Posted by Xavier Sentamu on Dec 01, 2019
December is an exciting time of the year as we prepare for the festive season. In Rotary it is the month that we commemorate one of our key focus areas: disease prevention and treatment. Initially this coincidence struck me as ironical until I began to draw some correlations. The festive season involves gifting to family members, friends and colleagues and I am certain many of us are already feeling the pressure. But there are gifts and then there are gifts. Good health is one of the latter. Infact it is one of those gifts that keep on giving! So, what a privilege it is for us as Rotarians to focus on this priceless gift during the month of December!

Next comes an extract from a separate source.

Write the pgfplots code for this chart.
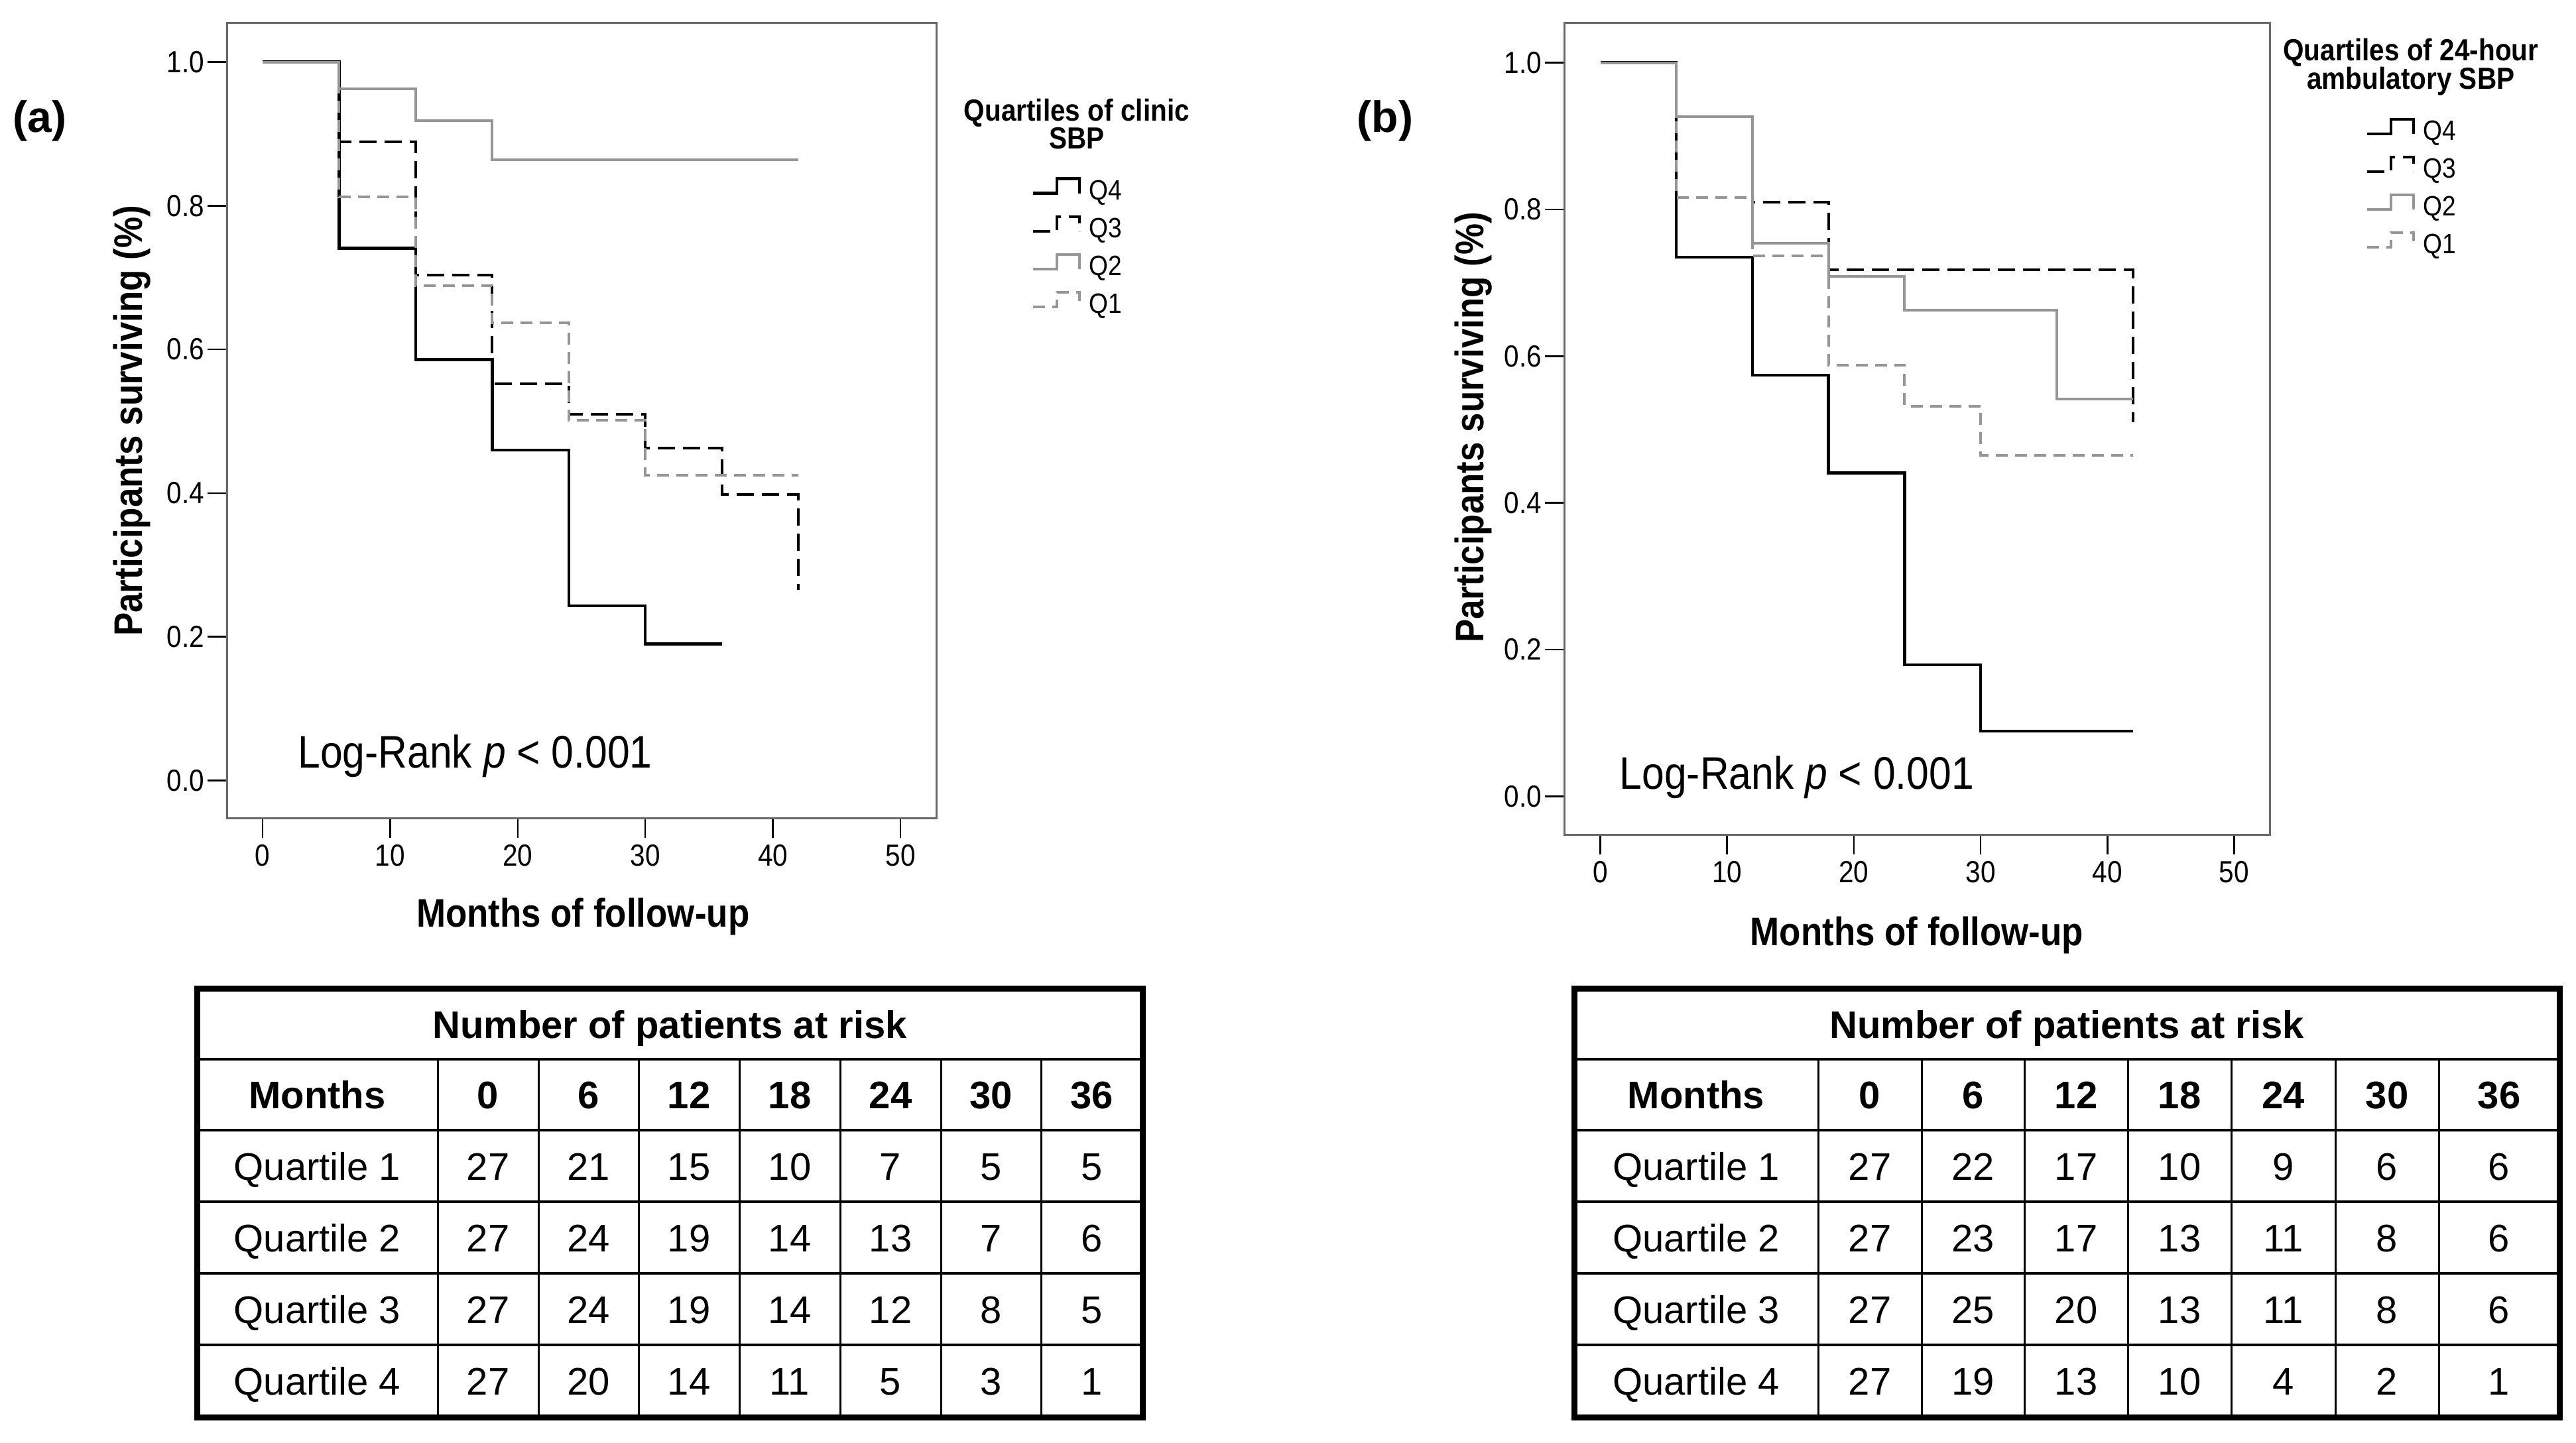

Because of technological advancement and the information age, many ailments are now treatable and even preventable. And yet in our part of the world, people and particularly children in our rural communities continue to die from the simplest of causes. While some of these unfortunate deaths are attributed to ignorance, many have resulted from lack of access to basic services and the exorbitant costs of medical care. Last week, I linked up with our partners in the Rotary-USAID WASH Programme to commemorate the World Toilet Day in Jinja. Did you know that close to 200,000 children under the age of five die each year in Uganda, mostly due to malaria, pneumonia and diarrheal diseases? And this is largely due to poor sanitation and waste disposal methods.
 
Over the last two decades, Rotarians in Tanzania and Uganda have made significant investments in the health sector. Today we boast of state of the art Cancer treatment centres at Nsambya and Muhimbili hospitals as well as the Blood Bank at Mengo Hospital. But these are only a fraction of the health centres and hospitals that have been constructed, rehabilitated and equipped by Rotary clubs in our district. We have also conducted numerous health camps for communities across our district; and these efforts are collectively contributing to better health care for our people. Even then, the cost of delivering and accessing these services remains high.
 
And so during this month, I would like to urge all Rotary Clubs to give more attention to the more cost effective option – Disease Prevention. I am requesting you to engage your communities more actively on better health seeking behavior to prevent disease. For example in addition to immunization against polio and other child killer diseases that are a regular feature of our Rotary Family Health Days – let us step up health education campaigns. Let us promote simple things like boiling drinking water and hand washing in our WASH projects. Let us take advantage of initiatives such as the Rotarian Malaria Partners programmes to promote the universal usage of mosquito nets.
 
But as they say, you can’t give what you don’t have. We are entering a season of indulgence, when the risk of non-communicable diseases rises significantly. So again, I would like to encourage you to enjoy the festive season mindfully and to include in your 2020 resolutions, life style modifications that will ensure that you are fit and healthy enough to continue serving your community through Rotary.
 
Like myself, I hope you will use this season to spend some quality time with your families. Rotary activities often take up a lot of our time. But we must remember that there is no Rotary without the family. Our family members should not be made to feel like we are replacing them with Rotary. Rather, let them know that we are adding Rotary to the family to create a happier and more inclusive world.
 
Brenda, the girls and I, wish you all a Merry Christmas and happy holidays.